Frazier pointed out that the county’s sale earlier this year of the former Aileen plant — realtor Alex Sharp paid off a mortgage that was held by the county since three years earlier, when the former buyer defaulted and he agreed to take it on — infuses the general fund with some $266,000, and allows some “breathing room” for the county to deal with any such “contingencies” in fiscal year 2017. (The fiscal years starts July 1.)
Also not in the budget: funding for a deputy county administrator. Keyser had proposed a half-year’s salary, or $44,000, be included to pay for the position that, in February, both County Attorney Peter Luke and County Administrator John McCarthy strongly urged the supervisors to fund, primarily to focus on zoning issues. ( McCarthy trades titles with Keyser on May 1 and officially retires July 1 after 30 years as the county’s chief executive.)
In part to compensate for the added zoning-related burden on Luke, the draft budget includes a pay raise, from $56,300 to $70,300, for the county attorney. Working nearly full time in what is officially a half-time position, as Stonewall-Hawthorne District supervisor Chris Parrish said at the board’s April 8 budget workshop, “Peter has done an awful lot for the county over the last several decades, and he’s been really thorough and he never skimped on anything. And so I think it’s appropriate.”
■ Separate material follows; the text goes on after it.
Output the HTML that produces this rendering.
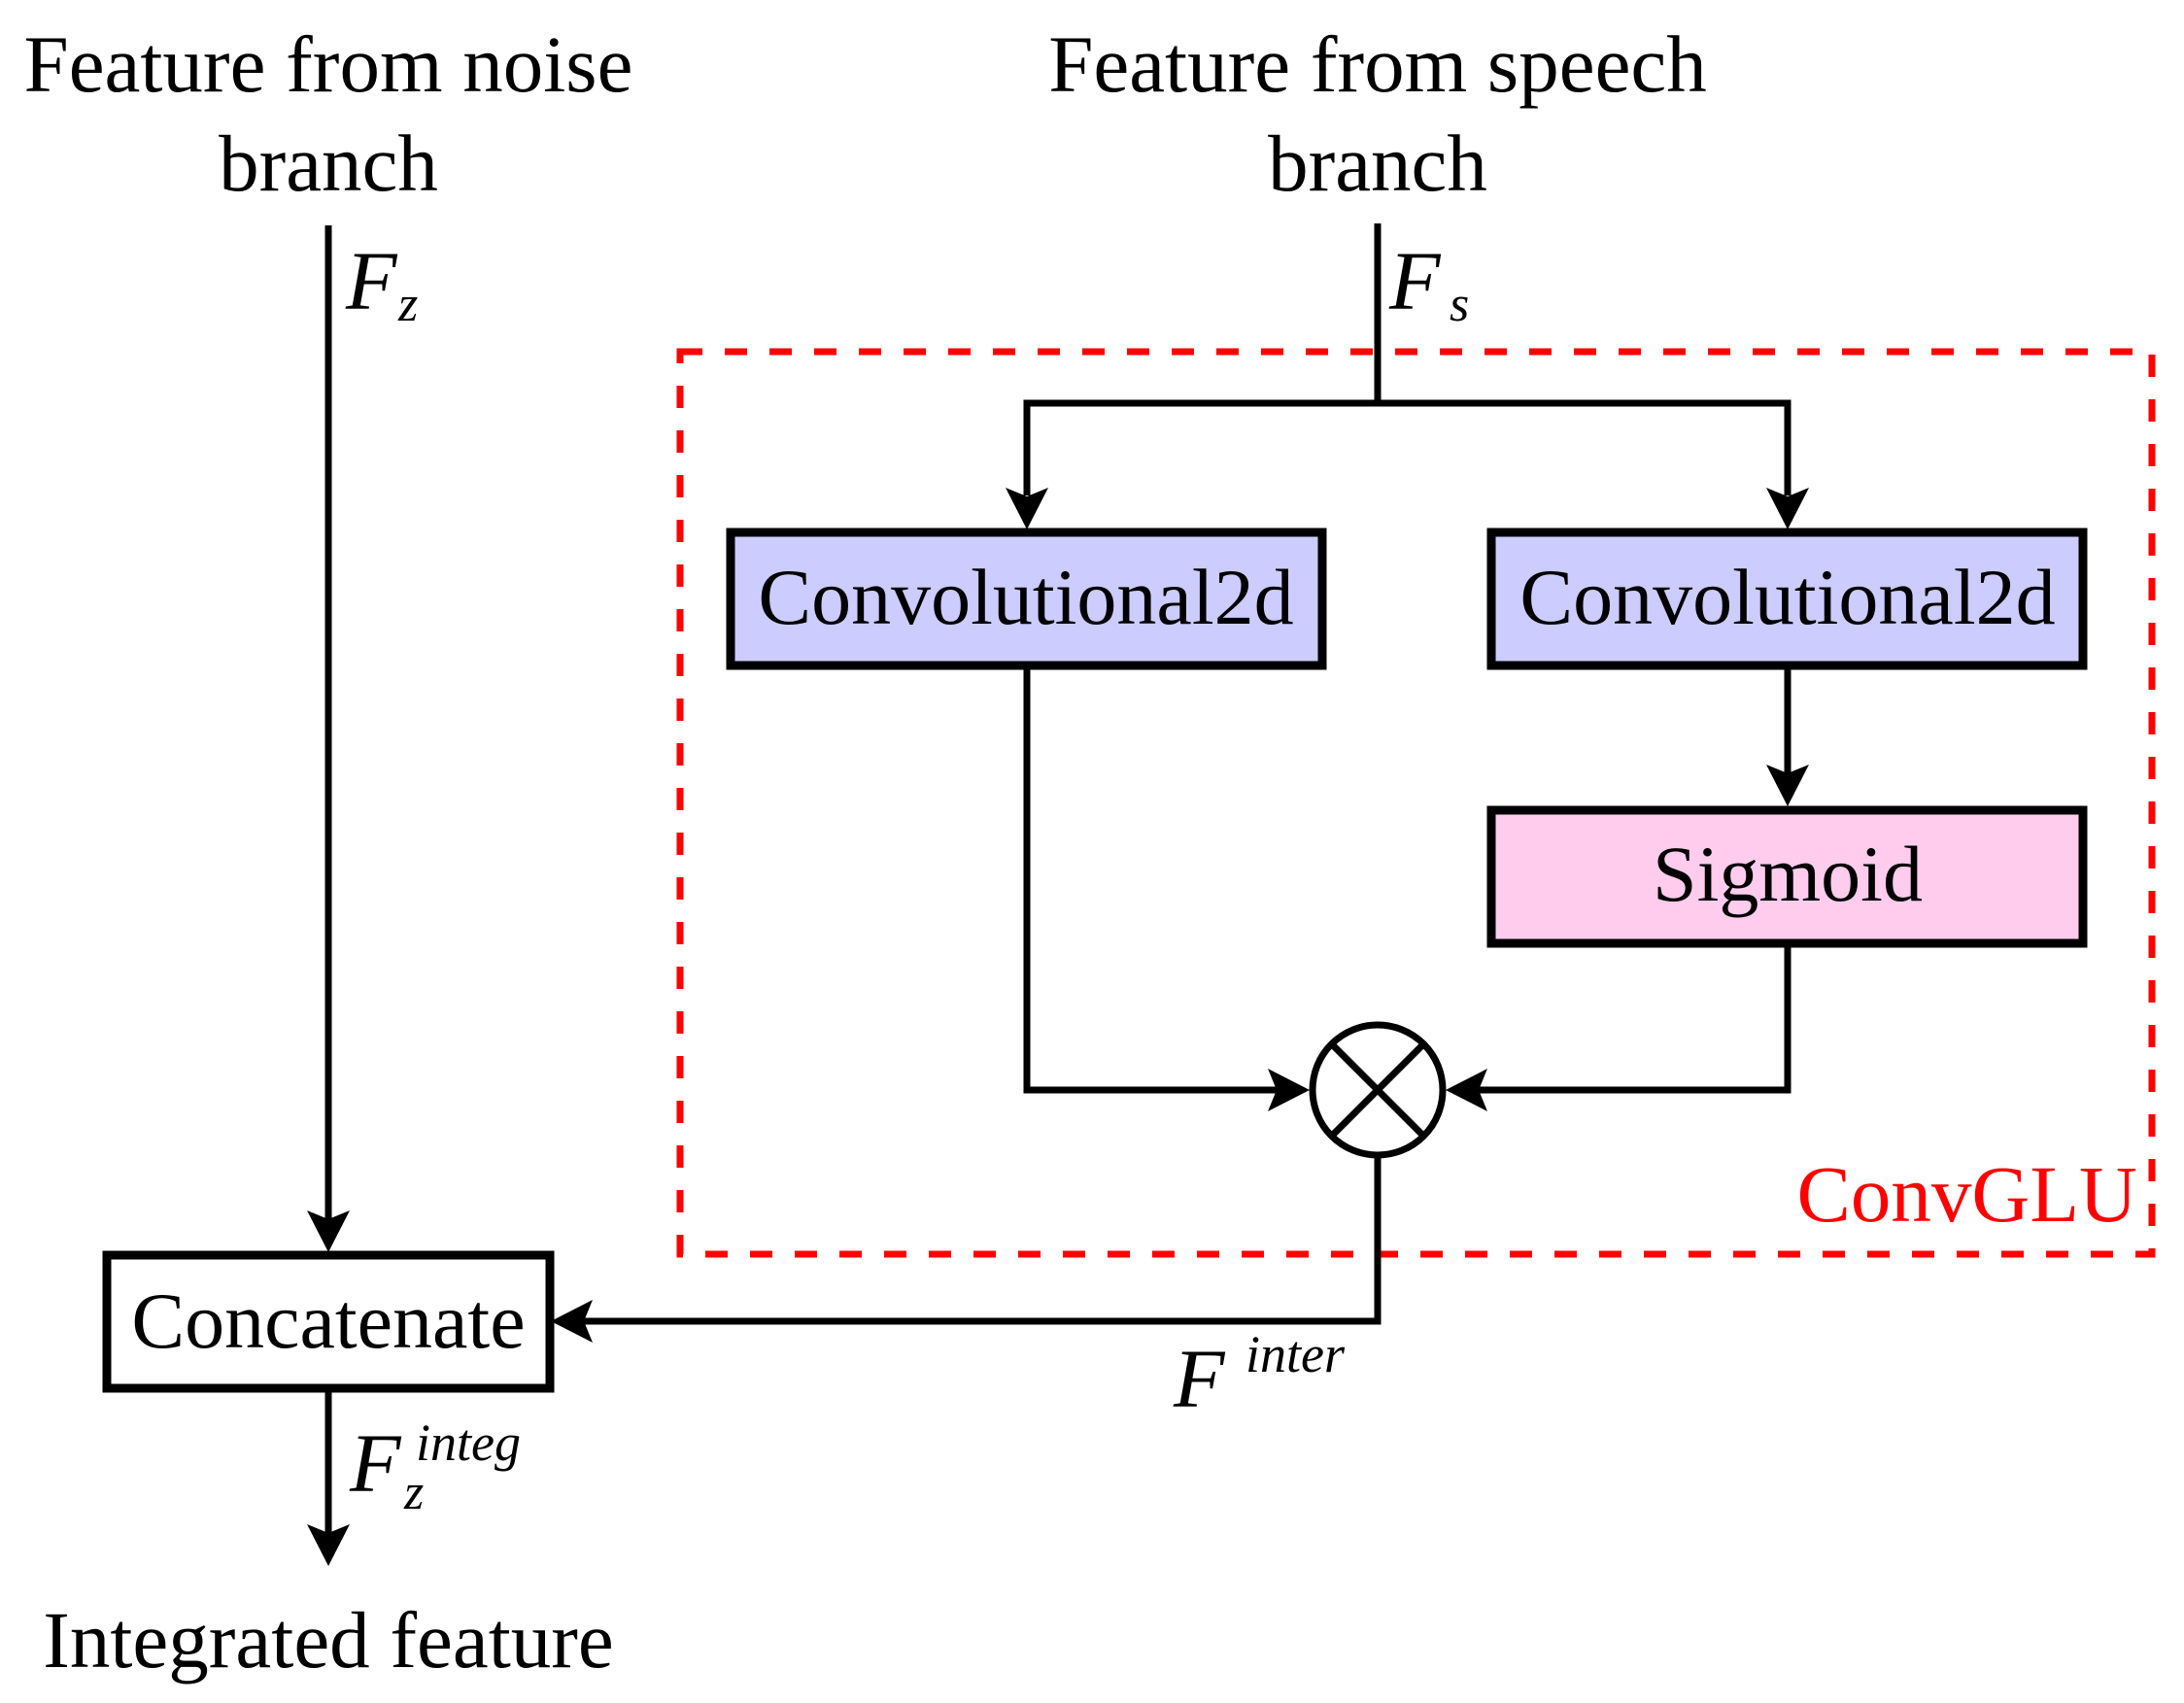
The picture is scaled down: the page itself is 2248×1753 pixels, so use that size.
<!DOCTYPE html>
<html><head><meta charset="utf-8"><style>
html,body{margin:0;padding:0;background:#fff;}
svg{display:block;}
text{font-family:"Liberation Serif",serif;}
</style></head><body>
<svg width="2248" height="1753" viewBox="0 0 2248 1753" xmlns="http://www.w3.org/2000/svg">
<defs>
<path id="ah" d="M0,0 L-43,-22 L-34,0 L-43,22 Z" fill="#000"/>
</defs>
<text x="338" y="94" font-size="83" text-anchor="middle">Feature from noise</text>
<text x="338" y="196" font-size="83" text-anchor="middle">branch</text>
<text x="1418" y="94" font-size="83" text-anchor="middle">Feature from speech</text>
<text x="1418" y="196" font-size="83" text-anchor="middle">branch</text>

<rect x="700" y="362" width="1515" height="929" fill="none" stroke="#ff0000" stroke-width="7" stroke-dasharray="23 23"/>
<text x="2200" y="1257" font-size="83" fill="#ff0000" text-anchor="end">ConvGLU</text>

<g stroke="#000" stroke-width="7" fill="none">
<line x1="338" y1="232" x2="338" y2="1260"/>
<line x1="1418" y1="230" x2="1418" y2="415"/>
<polyline points="1057,510 1057,415 1840,415 1840,510"/>
<line x1="1840" y1="686" x2="1840" y2="800"/>
<polyline points="1057,686 1057,1122 1320,1122"/>
<polyline points="1840,970 1840,1122 1515,1122"/>
<polyline points="1418,1189 1418,1360 600,1360"/>
<line x1="338" y1="1430" x2="338" y2="1580"/>
</g>

<use href="#ah" transform="translate(1057,545) rotate(90)"/>
<use href="#ah" transform="translate(1840,545) rotate(90)"/>
<use href="#ah" transform="translate(1840,830) rotate(90)"/>
<use href="#ah" transform="translate(1348,1122)"/>
<use href="#ah" transform="translate(1488,1122) rotate(180)"/>
<use href="#ah" transform="translate(567,1360) rotate(180)"/>
<use href="#ah" transform="translate(338,1289) rotate(90)"/>
<use href="#ah" transform="translate(338,1612) rotate(90)"/>

<rect x="752" y="548" width="609" height="137" fill="#ccccff" stroke="#000" stroke-width="9"/>
<text x="1056" y="642" font-size="82" text-anchor="middle">Convolutional2d</text>
<rect x="1535" y="548" width="609" height="137" fill="#ccccff" stroke="#000" stroke-width="9"/>
<text x="1840" y="642" font-size="82" text-anchor="middle">Convolutional2d</text>
<rect x="1535" y="834" width="609" height="137" fill="#ffccee" stroke="#000" stroke-width="9"/>
<text x="1840" y="927" font-size="82" text-anchor="middle">Sigmoid</text>
<rect x="110" y="1292" width="456" height="137" fill="#fff" stroke="#000" stroke-width="9"/>
<text x="338" y="1387" font-size="82" text-anchor="middle">Concatenate</text>

<circle cx="1418" cy="1122" r="67" fill="#fff" stroke="#000" stroke-width="7"/>
<line x1="1371" y1="1075" x2="1465" y2="1169" stroke="#000" stroke-width="7"/>
<line x1="1465" y1="1075" x2="1371" y2="1169" stroke="#000" stroke-width="7"/>

<text x="356" y="318" font-size="86" font-style="italic">F</text>
<text x="410" y="330" font-size="52" font-style="italic">z</text>
<text x="1430" y="318" font-size="86" font-style="italic">F</text>
<text x="1492" y="330" font-size="52" font-style="italic">s</text>
<text x="1208" y="1448" font-size="86" font-style="italic">F</text>
<text x="1282" y="1412" font-size="54" font-style="italic">inter</text>
<text x="360" y="1535" font-size="86" font-style="italic">F</text>
<text x="428" y="1503" font-size="54" font-style="italic">integ</text>
<text x="416" y="1553" font-size="52" font-style="italic">z</text>

<text x="338" y="1716" font-size="83" text-anchor="middle">Integrated feature</text>
</svg>
</body></html>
By cutting back on other parts of the county attorney’s $108,000 budget, though, the increase overall for the expense category winds up being just .14 percent.
Luke’s increase is the only increase in the budget for a county employee — other than adding $1,000 to the county’s $8,000 annual supplement to the Registrar of Voter’s salary, determined by the state to be a part-time position.
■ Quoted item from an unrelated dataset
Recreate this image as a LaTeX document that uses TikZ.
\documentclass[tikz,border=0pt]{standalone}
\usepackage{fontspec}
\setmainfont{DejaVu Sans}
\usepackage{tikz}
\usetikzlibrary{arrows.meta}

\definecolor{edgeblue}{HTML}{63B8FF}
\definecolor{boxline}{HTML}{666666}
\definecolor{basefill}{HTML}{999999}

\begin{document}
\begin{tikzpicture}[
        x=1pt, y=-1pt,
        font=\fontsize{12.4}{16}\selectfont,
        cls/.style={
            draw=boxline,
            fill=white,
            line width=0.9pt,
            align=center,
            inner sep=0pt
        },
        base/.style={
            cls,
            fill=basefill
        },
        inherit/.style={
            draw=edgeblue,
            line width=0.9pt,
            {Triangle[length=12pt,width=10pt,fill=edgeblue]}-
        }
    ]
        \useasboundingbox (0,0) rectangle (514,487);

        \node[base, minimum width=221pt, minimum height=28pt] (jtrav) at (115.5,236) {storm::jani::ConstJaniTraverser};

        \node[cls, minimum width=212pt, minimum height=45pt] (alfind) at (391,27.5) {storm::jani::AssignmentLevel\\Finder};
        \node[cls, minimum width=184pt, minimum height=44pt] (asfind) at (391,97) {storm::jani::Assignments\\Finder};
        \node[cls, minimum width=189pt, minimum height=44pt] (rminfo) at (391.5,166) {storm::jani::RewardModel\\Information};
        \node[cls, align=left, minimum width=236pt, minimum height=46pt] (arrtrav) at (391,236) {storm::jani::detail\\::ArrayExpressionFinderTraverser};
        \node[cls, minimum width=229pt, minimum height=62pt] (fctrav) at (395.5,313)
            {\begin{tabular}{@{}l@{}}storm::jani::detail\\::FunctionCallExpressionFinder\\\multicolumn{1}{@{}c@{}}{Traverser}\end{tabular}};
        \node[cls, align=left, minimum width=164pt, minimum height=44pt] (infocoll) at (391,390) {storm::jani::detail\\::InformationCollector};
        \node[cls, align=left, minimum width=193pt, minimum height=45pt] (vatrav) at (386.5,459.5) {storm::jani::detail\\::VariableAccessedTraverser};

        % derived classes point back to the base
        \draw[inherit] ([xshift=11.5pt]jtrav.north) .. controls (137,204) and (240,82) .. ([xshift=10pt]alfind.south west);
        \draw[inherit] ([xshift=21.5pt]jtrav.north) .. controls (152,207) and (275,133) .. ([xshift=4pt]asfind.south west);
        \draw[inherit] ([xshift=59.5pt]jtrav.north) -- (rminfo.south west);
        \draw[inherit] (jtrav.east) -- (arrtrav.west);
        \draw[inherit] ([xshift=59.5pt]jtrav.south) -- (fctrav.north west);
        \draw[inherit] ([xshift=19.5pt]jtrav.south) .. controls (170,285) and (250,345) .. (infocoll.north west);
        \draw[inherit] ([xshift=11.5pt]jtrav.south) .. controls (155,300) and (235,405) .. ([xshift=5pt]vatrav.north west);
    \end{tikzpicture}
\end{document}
Employee health care costs — an expense that is primarily out of the county’s control — will rise 9.6 percent in fiscal year 2017.
Virginia’s General Assembly has yet to decide on possible wage increases for the county’s constitutional officers, including the sheriff, commonwealth’s attorney, commissioner of the revenue and others — but these are paid, for the most part, with state funds.
The sheriff’s department, according to the draft budget summary, appears to have the largest overall funding increase, about 9 percent, among the county’s departments — this owing to the reinstatement of $145,000 of an apparently erroneous reduction of $155,000 in the department’s budget last year.
The largest line-item decreases were in the Board of Assessors/Equalization, reduced 84 percent (or $80,950) and the planning commission budget (reduced 61 percent, or $47,033).
The school division — the largest chunk of the county’s budget, accounting for about half the county’s total expenses — had approved a budget that requested no change in fiscal year 2017 to the county’s share ($9.139 million) of its $12.7 million proposed budget. The supervisors, who vote on the school budget total at their monthly meeting May 3, decided to cut out another $50,000. The school budget included in the county’s draft budget is $12.65 million.
The school division is to receive an additional $187,449 in allocations from federal and state sources over last year, said Superintendent Donna Matthews on Tuesday, due to a recent decrease in the county’s Local Composite Index.
At the same time, how- ever, Matthews said, the county school division will lose an equivalent amount in supplemental basic aid, having reached a cap set by the general assembly in 2008; the division had been using those funds to pay for a cooperative program with Madison County’s school system.
Several supervisors credited Keyser and Knick — and the county’s recently upgraded accounting and bookkeeping software — with making it easier to track revenues and expenses, and to find specific areas where the county could save money.
The school division — the largest chunk of the county’s budget, accounting for about half the county’s total expenses — had approved a budget that requested no change in fiscal year 2017 to the county’s share ($9.139 million) of its $12.7 million proposed budget.